Também esse povo, a seu modo, numa floração misteriosa de instinto, nos põe a alma às claras. Dizia, há dias, um jornal de província que em terras de Coimbra e seus lugares vizinhos se afervorava o culto pela Rainha Santa e que entre o povo corria a voz de que ela aparecera no caminho, a um batalhão de mobilizados, anunciando-lhes a vitória. As rosas da lenda, que Santa Isabel dava em abadas aos pobres, voltam a florir secretamente no coração do povo. Também eles, os rudes cavões portugueses e as ingénuas mulherinhas das aldeias, vestem de flores a velha espada das nossas épicas façanhas. Não; eles não conhecem Camões. Mas sabem de cor a história da Santa das Rosas. E sobre o crepúsculo da sua fé e amor pátrio acenderam, num sorriso, aquela estrela de milagre. Porque não hão-de semear de estrelas a sua infinita sombra, que papita em desejos de luz?

O Palácio na Lama. Setembro de 1916
A propaganda pelo facto é sempre a melhor, tinha-me respondido António José Almeida, a quando o interpelara. Há dois homens, um dos quais pertence ao Governo, que encarnaram esta ideia: o ministro da Guerra Norton de Matos e o comandante da Divisão Naval, Leote Rego. São duas forças. Duas tremendas vontades. Devido a eles a nossa participação tem já teatro, o que é indispensável para a multidão. O Povo só aprende olhando. A 2 de Julho foi a parada das Sociedades de Instrução Militar Preparatória. Norton Matos, o general Pereira Eça e o seu estado-maior assistem ao desfile, junto à estação central dos caminhos de ferro. O Chefe do Estado e o Chefe do Governo, com outros dos seus membros, estão na larga varanda do Nacional. A multidão delira. É um reboar de vivas e aclamações. Depois é o corpo de marinheiros, que desfila nas grandes artérias da cidade. O comandante Leote Rego passa em revista. E os senhores já viram o carinho que o nosso povo tem por essa rapaziada de blusa e boina? Não sabem porquê? É o melhor espelho da Raça para um português se mirar.

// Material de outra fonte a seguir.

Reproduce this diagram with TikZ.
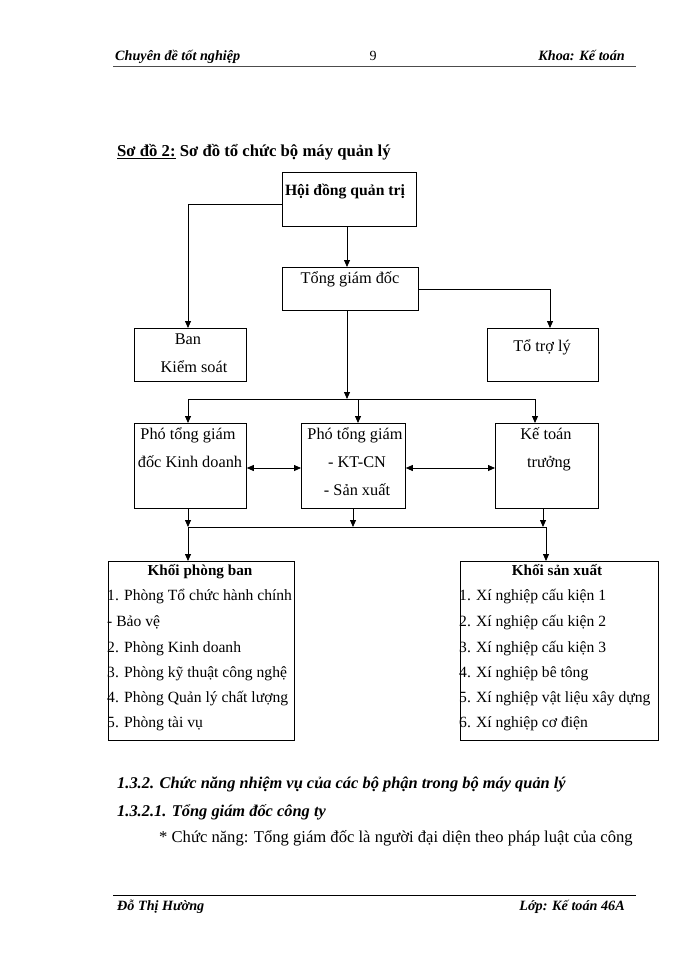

Agora temos melhor: é a 22 de Junho, a grande parada de Montalvo com as forças que se têm exercitado em Tancos. Lá estão na larga tribuna, ao lado do Chefe do Estado, os membros do Governo, os presidentes das Câmaras, os ministros e os adidos militares estrangeiros, assistindo ao desfile dos 20000 homens, que ali tiveram os seus três meses de aprendizagem. Uma aura viva de esperança refrigera a sede de todas as almas. O Exército ressurge. E depois seguem-se sem interrupção os exercícios finais dessas tropas, enquanto a Marinha de Guerra realiza, também com a assistência do Governo, os seus exercícios de combate. Mas pouco antes Afonso Costa e Augusto Soares chegaram da sua viagem à Inglaterra e à França. Por toda a parte magnificamente recebidos. A 7 de Agosto os dois ministros anunciam à câmara o resultado dos seus trabalhos no estrangeiro. Grande sessão solene a que assiste o Chefe do Estado e os ministros aliados. Já não há dúvida. Vamos entrar em guerra». In Jaime Cortesão, Memórias da Grande Guerra, Obras Completas, Portugália Editora, Lisboa, 1969.